Source records:
════════
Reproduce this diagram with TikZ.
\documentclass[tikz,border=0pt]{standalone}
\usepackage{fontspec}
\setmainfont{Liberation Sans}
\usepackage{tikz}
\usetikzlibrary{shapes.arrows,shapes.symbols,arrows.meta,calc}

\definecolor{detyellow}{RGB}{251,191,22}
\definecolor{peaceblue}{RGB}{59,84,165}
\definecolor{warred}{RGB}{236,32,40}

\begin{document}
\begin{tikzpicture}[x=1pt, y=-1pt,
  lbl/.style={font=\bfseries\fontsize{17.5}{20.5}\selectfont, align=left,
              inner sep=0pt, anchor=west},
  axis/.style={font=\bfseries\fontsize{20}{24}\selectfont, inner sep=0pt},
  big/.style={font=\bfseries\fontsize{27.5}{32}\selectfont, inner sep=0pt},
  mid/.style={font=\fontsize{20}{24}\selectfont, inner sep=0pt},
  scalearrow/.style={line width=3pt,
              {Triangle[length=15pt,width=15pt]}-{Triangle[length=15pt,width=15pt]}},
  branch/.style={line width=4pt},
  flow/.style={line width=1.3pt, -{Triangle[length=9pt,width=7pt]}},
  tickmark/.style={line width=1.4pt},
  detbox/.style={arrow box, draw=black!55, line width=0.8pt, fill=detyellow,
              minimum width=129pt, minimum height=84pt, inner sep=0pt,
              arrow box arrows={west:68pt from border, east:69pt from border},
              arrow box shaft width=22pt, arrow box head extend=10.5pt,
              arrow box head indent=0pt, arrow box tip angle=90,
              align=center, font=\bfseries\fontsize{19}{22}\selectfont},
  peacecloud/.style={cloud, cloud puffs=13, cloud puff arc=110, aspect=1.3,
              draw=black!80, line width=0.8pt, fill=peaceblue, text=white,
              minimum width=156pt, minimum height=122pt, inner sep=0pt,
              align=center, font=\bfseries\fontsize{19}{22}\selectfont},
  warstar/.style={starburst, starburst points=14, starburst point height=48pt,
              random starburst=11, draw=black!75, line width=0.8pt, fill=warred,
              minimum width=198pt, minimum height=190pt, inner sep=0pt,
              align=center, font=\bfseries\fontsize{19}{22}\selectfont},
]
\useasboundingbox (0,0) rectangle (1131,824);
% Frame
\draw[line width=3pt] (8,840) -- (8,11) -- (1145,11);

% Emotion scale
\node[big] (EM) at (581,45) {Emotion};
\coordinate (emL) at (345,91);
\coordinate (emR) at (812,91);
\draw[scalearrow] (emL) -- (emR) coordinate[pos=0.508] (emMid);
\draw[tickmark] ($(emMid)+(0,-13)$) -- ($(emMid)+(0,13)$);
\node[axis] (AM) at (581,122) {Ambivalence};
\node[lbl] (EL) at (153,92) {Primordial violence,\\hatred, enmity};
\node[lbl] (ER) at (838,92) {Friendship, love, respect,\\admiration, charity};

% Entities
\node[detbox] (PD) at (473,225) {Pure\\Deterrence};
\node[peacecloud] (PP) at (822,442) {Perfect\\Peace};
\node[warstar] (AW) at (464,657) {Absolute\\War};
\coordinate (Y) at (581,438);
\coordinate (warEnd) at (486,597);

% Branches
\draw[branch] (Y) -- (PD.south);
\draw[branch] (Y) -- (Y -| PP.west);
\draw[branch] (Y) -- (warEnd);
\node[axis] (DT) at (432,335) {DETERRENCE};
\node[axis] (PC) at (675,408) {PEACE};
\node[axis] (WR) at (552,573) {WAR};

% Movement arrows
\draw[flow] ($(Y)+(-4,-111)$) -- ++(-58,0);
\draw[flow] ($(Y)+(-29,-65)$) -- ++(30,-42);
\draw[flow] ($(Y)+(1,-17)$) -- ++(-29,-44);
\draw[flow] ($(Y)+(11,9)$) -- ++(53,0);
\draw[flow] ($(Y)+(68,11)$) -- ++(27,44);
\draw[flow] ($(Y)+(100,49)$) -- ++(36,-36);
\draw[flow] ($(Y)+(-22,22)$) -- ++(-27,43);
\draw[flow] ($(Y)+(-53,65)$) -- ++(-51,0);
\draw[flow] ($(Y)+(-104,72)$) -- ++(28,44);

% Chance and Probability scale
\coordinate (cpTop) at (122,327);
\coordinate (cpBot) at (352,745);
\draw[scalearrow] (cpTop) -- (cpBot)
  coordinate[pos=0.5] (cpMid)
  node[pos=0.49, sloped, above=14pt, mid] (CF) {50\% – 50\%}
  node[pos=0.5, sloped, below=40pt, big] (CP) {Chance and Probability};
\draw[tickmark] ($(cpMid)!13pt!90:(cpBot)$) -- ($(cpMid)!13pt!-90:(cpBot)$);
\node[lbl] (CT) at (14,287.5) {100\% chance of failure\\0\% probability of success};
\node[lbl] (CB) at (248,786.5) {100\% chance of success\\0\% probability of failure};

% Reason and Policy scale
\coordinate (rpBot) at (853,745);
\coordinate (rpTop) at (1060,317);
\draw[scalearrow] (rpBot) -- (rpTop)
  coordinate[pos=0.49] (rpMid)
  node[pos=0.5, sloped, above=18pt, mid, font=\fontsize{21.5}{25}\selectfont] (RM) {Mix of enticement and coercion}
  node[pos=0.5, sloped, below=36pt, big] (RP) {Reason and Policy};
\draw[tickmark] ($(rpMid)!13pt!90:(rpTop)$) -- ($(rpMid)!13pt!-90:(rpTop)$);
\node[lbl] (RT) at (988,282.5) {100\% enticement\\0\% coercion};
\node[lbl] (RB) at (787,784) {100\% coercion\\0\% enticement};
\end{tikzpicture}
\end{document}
════════
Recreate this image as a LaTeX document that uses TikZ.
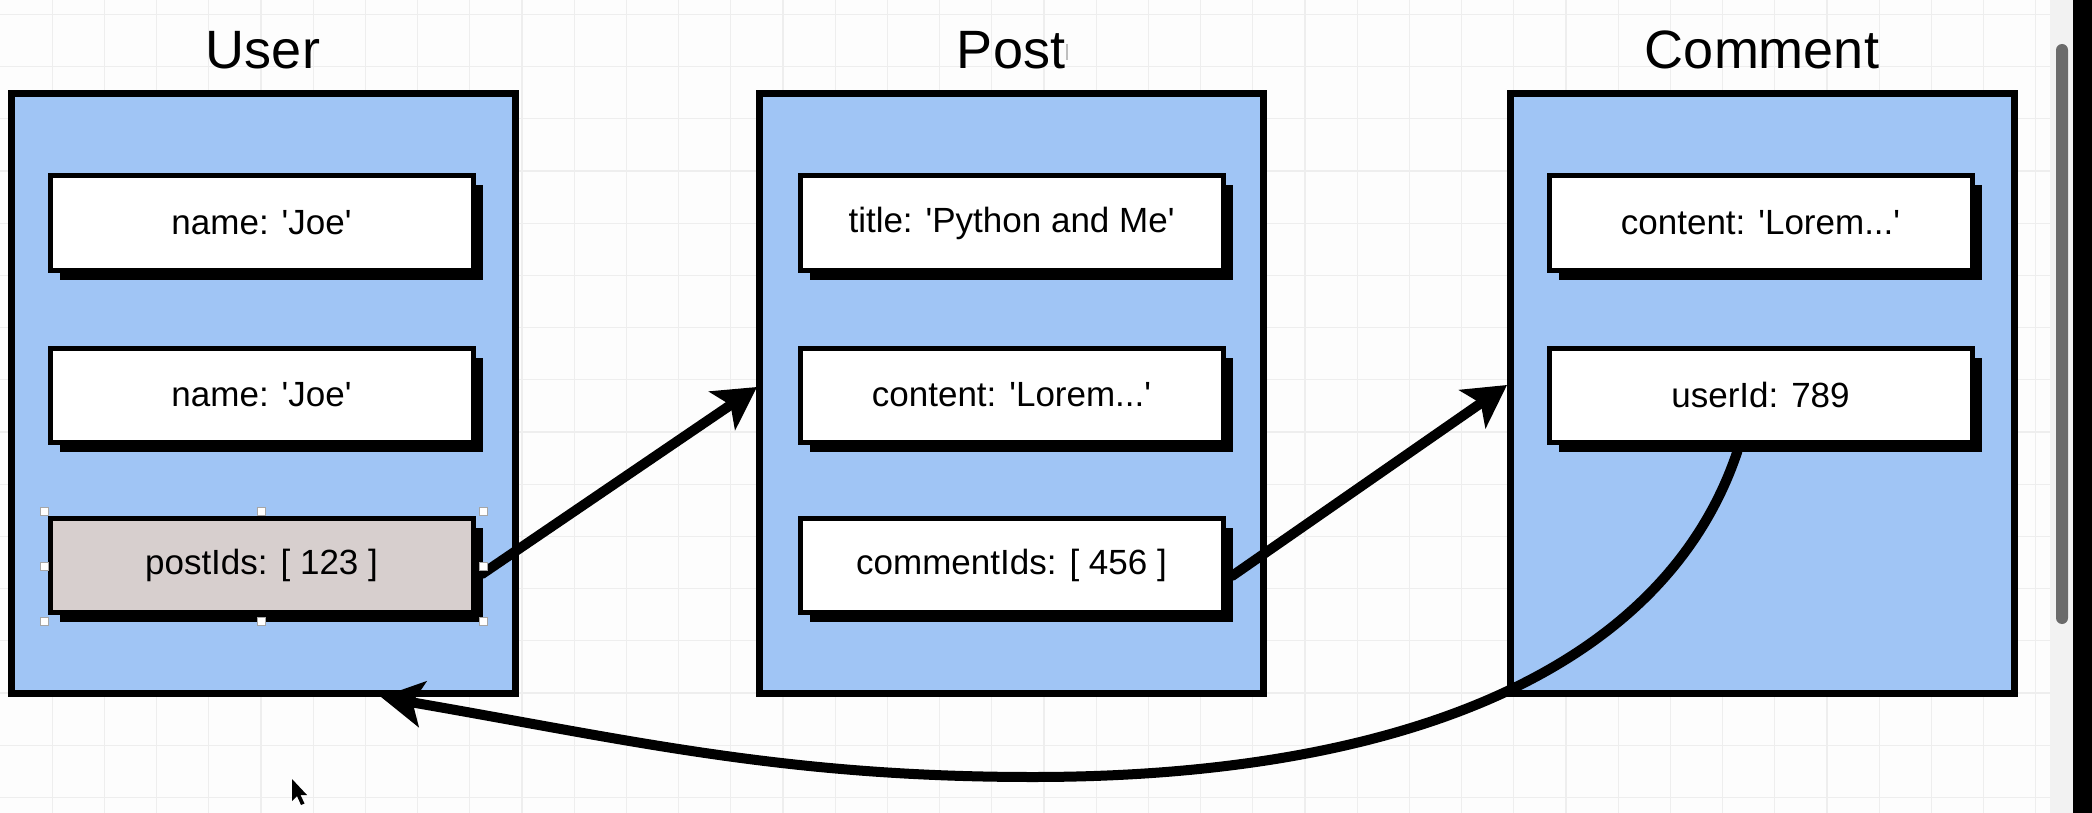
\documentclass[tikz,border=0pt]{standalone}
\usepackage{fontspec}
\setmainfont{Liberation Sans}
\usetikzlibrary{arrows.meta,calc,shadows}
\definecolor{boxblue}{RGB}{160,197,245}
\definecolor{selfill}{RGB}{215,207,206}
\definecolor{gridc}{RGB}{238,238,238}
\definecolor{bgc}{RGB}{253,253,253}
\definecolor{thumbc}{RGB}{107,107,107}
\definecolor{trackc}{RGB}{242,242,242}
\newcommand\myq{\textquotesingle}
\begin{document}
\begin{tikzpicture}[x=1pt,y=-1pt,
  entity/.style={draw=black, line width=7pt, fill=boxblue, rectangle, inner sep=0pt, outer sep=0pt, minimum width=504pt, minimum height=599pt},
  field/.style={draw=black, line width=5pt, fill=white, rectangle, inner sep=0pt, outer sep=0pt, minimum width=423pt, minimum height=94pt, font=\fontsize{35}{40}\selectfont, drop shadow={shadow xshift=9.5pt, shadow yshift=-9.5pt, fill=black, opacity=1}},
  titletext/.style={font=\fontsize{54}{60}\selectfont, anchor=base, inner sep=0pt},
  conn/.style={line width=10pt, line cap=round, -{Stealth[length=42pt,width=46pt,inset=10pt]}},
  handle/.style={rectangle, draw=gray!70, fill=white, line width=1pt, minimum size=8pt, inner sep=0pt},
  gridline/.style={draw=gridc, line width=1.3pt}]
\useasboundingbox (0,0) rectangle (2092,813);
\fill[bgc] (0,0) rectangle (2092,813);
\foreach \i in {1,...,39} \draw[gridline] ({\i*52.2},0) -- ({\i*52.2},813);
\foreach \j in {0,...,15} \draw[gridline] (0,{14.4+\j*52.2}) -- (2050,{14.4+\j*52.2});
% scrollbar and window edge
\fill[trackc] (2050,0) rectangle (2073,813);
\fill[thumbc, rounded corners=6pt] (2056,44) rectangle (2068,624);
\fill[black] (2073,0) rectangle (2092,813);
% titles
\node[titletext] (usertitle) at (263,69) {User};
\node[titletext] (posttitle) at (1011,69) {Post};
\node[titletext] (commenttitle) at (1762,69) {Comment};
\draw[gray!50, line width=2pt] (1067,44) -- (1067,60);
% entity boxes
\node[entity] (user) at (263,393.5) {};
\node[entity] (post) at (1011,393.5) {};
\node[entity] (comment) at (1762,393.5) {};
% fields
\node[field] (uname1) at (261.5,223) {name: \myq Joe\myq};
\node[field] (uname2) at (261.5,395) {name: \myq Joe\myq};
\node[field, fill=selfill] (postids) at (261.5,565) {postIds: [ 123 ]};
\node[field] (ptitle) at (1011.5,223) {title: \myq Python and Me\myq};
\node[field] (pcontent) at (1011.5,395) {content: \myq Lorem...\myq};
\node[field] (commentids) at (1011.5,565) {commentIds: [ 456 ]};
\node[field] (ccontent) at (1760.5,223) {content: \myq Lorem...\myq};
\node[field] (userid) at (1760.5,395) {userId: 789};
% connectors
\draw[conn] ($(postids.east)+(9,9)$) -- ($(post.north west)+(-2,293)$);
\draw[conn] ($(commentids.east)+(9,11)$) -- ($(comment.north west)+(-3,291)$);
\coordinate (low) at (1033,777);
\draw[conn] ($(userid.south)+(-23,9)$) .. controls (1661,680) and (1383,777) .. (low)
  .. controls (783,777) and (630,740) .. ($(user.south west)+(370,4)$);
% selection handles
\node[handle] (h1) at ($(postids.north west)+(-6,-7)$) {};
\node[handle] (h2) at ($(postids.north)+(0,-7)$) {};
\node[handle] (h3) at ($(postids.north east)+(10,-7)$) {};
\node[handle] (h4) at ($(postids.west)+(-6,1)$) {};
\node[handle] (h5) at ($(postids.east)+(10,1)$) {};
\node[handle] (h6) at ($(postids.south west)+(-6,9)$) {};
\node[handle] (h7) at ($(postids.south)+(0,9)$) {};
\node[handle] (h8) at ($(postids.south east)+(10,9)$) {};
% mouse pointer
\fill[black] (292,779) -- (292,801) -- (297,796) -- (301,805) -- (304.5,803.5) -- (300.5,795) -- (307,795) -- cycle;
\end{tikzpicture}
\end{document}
════════
**GIVEN TASK:** Copy exactly the lines from the line with "Reproduce this diagram with TikZ." up to and including the line with "(8,11) -- (1145,11);", and no other lines.

**TASK RESPONSE:**
Reproduce this diagram with TikZ.
\documentclass[tikz,border=0pt]{standalone}
\usepackage{fontspec}
\setmainfont{Liberation Sans}
\usepackage{tikz}
\usetikzlibrary{shapes.arrows,shapes.symbols,arrows.meta,calc}

\definecolor{detyellow}{RGB}{251,191,22}
\definecolor{peaceblue}{RGB}{59,84,165}
\definecolor{warred}{RGB}{236,32,40}

\begin{document}
\begin{tikzpicture}[x=1pt, y=-1pt,
  lbl/.style={font=\bfseries\fontsize{17.5}{20.5}\selectfont, align=left,
              inner sep=0pt, anchor=west},
  axis/.style={font=\bfseries\fontsize{20}{24}\selectfont, inner sep=0pt},
  big/.style={font=\bfseries\fontsize{27.5}{32}\selectfont, inner sep=0pt},
  mid/.style={font=\fontsize{20}{24}\selectfont, inner sep=0pt},
  scalearrow/.style={line width=3pt,
              {Triangle[length=15pt,width=15pt]}-{Triangle[length=15pt,width=15pt]}},
  branch/.style={line width=4pt},
  flow/.style={line width=1.3pt, -{Triangle[length=9pt,width=7pt]}},
  tickmark/.style={line width=1.4pt},
  detbox/.style={arrow box, draw=black!55, line width=0.8pt, fill=detyellow,
              minimum width=129pt, minimum height=84pt, inner sep=0pt,
              arrow box arrows={west:68pt from border, east:69pt from border},
              arrow box shaft width=22pt, arrow box head extend=10.5pt,
              arrow box head indent=0pt, arrow box tip angle=90,
              align=center, font=\bfseries\fontsize{19}{22}\selectfont},
  peacecloud/.style={cloud, cloud puffs=13, cloud puff arc=110, aspect=1.3,
              draw=black!80, line width=0.8pt, fill=peaceblue, text=white,
              minimum width=156pt, minimum height=122pt, inner sep=0pt,
              align=center, font=\bfseries\fontsize{19}{22}\selectfont},
  warstar/.style={starburst, starburst points=14, starburst point height=48pt,
              random starburst=11, draw=black!75, line width=0.8pt, fill=warred,
              minimum width=198pt, minimum height=190pt, inner sep=0pt,
              align=center, font=\bfseries\fontsize{19}{22}\selectfont},
]
\useasboundingbox (0,0) rectangle (1131,824);
% Frame
\draw[line width=3pt] (8,840) -- (8,11) -- (1145,11);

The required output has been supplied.